The circle of light grows as the mind acts upon God and is acted upon by God.  The mind sees certain problems, and advances in their solution.  Quite literally, it questions God, begging Him for more light.  Pushing back the darkness does of course increase the extent of our light.  But there is a question not only of the extent of light but of intensity. The way of life for the mind is to live in the light and revel in the light, and grow in the light in all tranquility.
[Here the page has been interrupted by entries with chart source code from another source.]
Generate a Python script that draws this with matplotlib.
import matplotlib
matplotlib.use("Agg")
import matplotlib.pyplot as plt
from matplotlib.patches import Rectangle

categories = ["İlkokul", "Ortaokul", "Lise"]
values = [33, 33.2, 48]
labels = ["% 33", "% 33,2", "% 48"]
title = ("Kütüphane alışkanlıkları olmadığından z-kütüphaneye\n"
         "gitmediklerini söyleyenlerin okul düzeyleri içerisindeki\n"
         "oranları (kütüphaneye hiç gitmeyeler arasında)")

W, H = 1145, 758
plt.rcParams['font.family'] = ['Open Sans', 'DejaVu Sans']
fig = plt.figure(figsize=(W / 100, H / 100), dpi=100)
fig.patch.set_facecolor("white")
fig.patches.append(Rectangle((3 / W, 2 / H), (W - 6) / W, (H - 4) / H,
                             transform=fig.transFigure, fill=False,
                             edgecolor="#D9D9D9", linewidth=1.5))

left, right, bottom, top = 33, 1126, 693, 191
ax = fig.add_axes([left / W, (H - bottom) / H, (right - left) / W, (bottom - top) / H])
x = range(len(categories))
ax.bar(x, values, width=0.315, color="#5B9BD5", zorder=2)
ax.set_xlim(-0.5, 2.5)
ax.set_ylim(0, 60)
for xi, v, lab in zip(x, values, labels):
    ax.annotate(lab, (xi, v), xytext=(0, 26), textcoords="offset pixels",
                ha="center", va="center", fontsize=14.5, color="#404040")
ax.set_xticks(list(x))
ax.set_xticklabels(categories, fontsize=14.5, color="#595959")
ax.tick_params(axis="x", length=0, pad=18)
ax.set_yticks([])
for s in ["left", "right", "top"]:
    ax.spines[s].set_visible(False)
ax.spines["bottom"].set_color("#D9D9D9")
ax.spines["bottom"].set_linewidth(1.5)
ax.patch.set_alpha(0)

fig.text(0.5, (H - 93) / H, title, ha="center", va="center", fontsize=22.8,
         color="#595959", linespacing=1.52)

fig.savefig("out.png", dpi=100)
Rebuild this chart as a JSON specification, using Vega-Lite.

In all tranquility, I say, but with immeasurable labor.  That is another of those opposites whose tension makes our life.  There is, as I have said earlier, real pain for the mind as it brings its almost atrophied muscles into action without the comforting crutch of imagination.  This gets a little easier as the habit grows.  Slowly the mind grows out of its reliance upon the images that had stultified it.  But this cleansing of the intellect is not a thing that can ever be done once and for all in this life.  Imagination is forever creeping up on us, betraying us without our knowing it. The mind can do that too and most of our minds have been doing it.  Even after they have been converted to better ways, they still long for their old sins, very much as Saint Augustine did.  Certainly, the battle gets easier as one goes on.  The intellect begins to develop its muscles, and begins even to enjoy using them.  But imagination is always lurking in the background: the intellect is still, unknown to itself, affected in its own proper processes by images it had rejected and even forgotten.  "The price of freedom is eternal vigilance."  That applies to all freedom, including the freedom of the intellect to do its own laborious housework.